The second has to do with the severe hits insurers and Berkshire's operating and publicly held companies took in 1999. This confluence of events may have broke the streak, but it did not break the man, as Rick suggests. The combination of factors found in 1999 is not likely to happen again. Warren Buffett, meanwhile, has resisted the institutional imperative and has not run out and bought tech stocks so he could be like everyone else. He refuses to play which way the wind blows with Berkshire assets. He's waiting for the wind to blow his way.
How do I know this? Several years ago, when the economics for insurance companies turned south, Berkshire Hathaway simply ceased writing certain policies for a while, rather than write unprofitable ones. Warren Buffett chose the path of greatest resistance, but the one that provided his shareholders the best path to a superior return on invested capital (ROIC). He waited for the insurance market's economics to change, unlike every single one of his competitors, and today Berkshire Hathaway's insurance companies' cost of capital remains the lowest in the industry. On these occasions, the company's operational earnings plummeted, but they were sacrificed to the greater cause of fiscal health of Berkshire Hathaway.
Here are the only things I need to know about Berkshire Hathaway to know that it is not dead: Warren Buffett is the world's greatest investor. He has, at his disposal, $36 billion in cash waiting for the right opportunity to be deployed. Cash drags down returns, but it doesn't drag down opportunity.

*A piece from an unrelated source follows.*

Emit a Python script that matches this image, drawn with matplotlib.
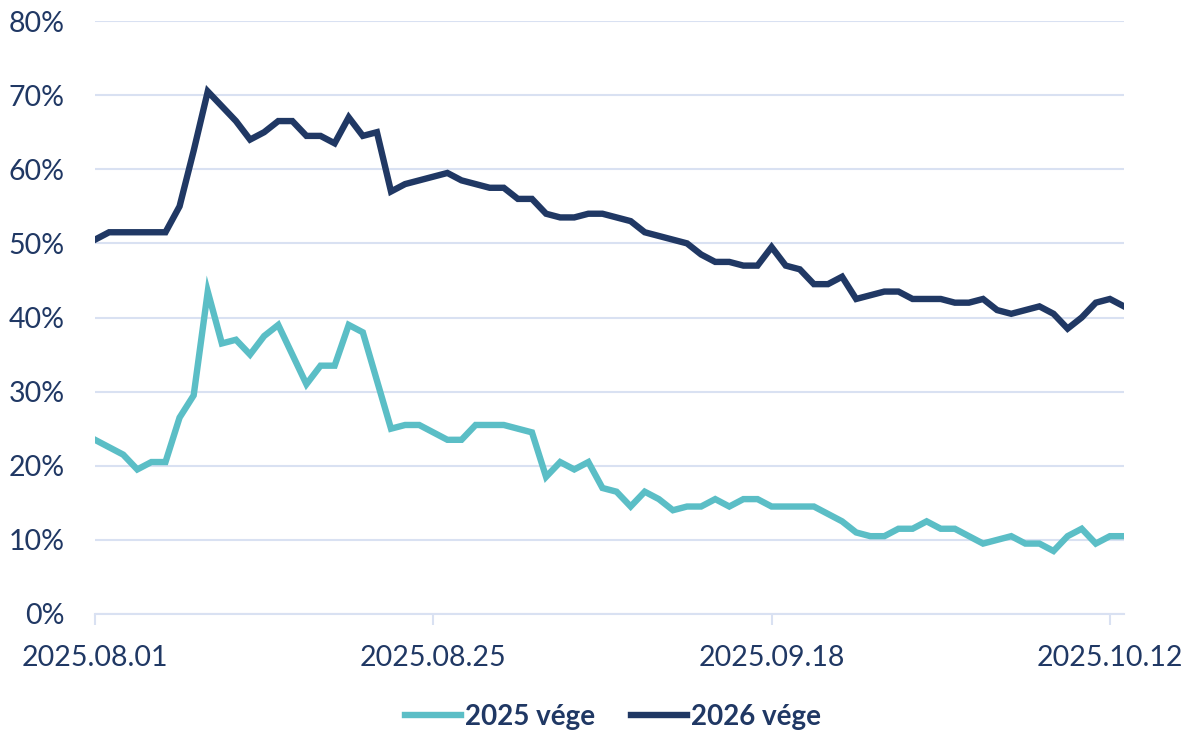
import matplotlib
matplotlib.use('Agg')
import matplotlib.dates as mdates
import pandas as pd
from matplotlib import pyplot as plt

# daily observations, 2025.08.01 - 2025.10.13
dates = pd.date_range('2025-08-01', periods=74, freq='D')

vege_2025 = [
    23.5, 22.5, 21.5, 19.5, 20.5, 20.5, 26.5, 29.5, 43.5, 36.5,
    37.0, 35.0, 37.5, 39.0, 35.0, 31.0, 33.5, 33.5, 39.0, 38.0,
    31.5, 25.0, 25.5, 25.5, 24.5, 23.5, 23.5, 25.5, 25.5, 25.5,
    25.0, 24.5, 18.5, 20.5, 19.5, 20.5, 17.0, 16.5, 14.5, 16.5,
    15.5, 14.0, 14.5, 14.5, 15.5, 14.5, 15.5, 15.5, 14.5, 14.5,
    14.5, 14.5, 13.5, 12.5, 11.0, 10.5, 10.5, 11.5, 11.5, 12.5,
    11.5, 11.5, 10.5, 9.5, 10.0, 10.5, 9.5, 9.5, 8.5, 10.5,
    11.5, 9.5, 10.5, 10.5,
]

vege_2026 = [
    50.5, 51.5, 51.5, 51.5, 51.5, 51.5, 55.0, 62.5, 70.5, 68.5,
    66.5, 64.0, 65.0, 66.5, 66.5, 64.5, 64.5, 63.5, 67.0, 64.5,
    65.0, 57.0, 58.0, 58.5, 59.0, 59.5, 58.5, 58.0, 57.5, 57.5,
    56.0, 56.0, 54.0, 53.5, 53.5, 54.0, 54.0, 53.5, 53.0, 51.5,
    51.0, 50.5, 50.0, 48.5, 47.5, 47.5, 47.0, 47.0, 49.5, 47.0,
    46.5, 44.5, 44.5, 45.5, 42.5, 43.0, 43.5, 43.5, 42.5, 42.5,
    42.5, 42.0, 42.0, 42.5, 41.0, 40.5, 41.0, 41.5, 40.5, 38.5,
    40.0, 42.0, 42.5, 41.5,
]

tick_dates = ['2025-08-01', '2025-08-25', '2025-09-18', '2025-10-12']
y_ticks = [0, 10, 20, 30, 40, 50, 60, 70, 80]

TEAL = '#5bbec6'
NAVY = '#203864'
GRID = '#d9e1f2'

plt.rcParams['font.family'] = ['Lato', 'DejaVu Sans']

fig = plt.figure(figsize=(11.86, 7.34), dpi=100)
ax = fig.add_axes([95 / 1186, 120 / 734, 1029 / 1186, 593 / 734])

ax.plot(dates, vege_2025, color=TEAL, linewidth=4.6, label='2025 vége',
        solid_joinstyle='miter')
ax.plot(dates, vege_2026, color=NAVY, linewidth=4.6, label='2026 vége',
        solid_joinstyle='miter')

ax.set_xlim(dates[0], dates[-1])
ax.set_ylim(0, 80)
ax.set_yticks(y_ticks)
ax.set_yticklabels(['%d%%' % v for v in y_ticks])
ax.set_xticks(pd.to_datetime(tick_dates))
ax.xaxis.set_major_formatter(mdates.DateFormatter('%Y.%m.%d'))

ax.grid(True, axis='y', color=GRID, linewidth=1.5)
ax.set_axisbelow(True)
for side in ['top', 'right', 'left']:
    ax.spines[side].set_visible(False)
ax.spines['bottom'].set_color(GRID)
ax.spines['bottom'].set_linewidth(1.5)

ax.tick_params(axis='y', length=0, pad=22, labelsize=20.5, labelcolor=NAVY)
ax.tick_params(axis='x', length=8, width=1.5, color=GRID, pad=14,
               labelsize=20.5, labelcolor=NAVY)

leg = fig.legend(loc='center', bbox_to_anchor=(0.517, 0.023), ncol=2,
                 frameon=False, handlelength=2.0, handletextpad=0.15,
                 columnspacing=1.3, prop={'size': 20, 'weight': 'bold'})
for text in leg.get_texts():
    text.set_color(NAVY)

fig.savefig('out.png', dpi=100)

Once upon a time, Tom Landry, the Hall of Fame coach of the Dallas Cowboys, had seven consecutive losing seasons. As strange as it seems in our environment of demanding immediate returns (in sports and in investing), he was not fired. The ownership of the Cowboys recognized a superior mind at work, and knew that their patience would be rewarded. Which it was, in spades.
It is just so with Warren Buffett. The rumors of his demise are gross exaggerations. Those who recognize the superior mind at work and have patience will be justly rewarded.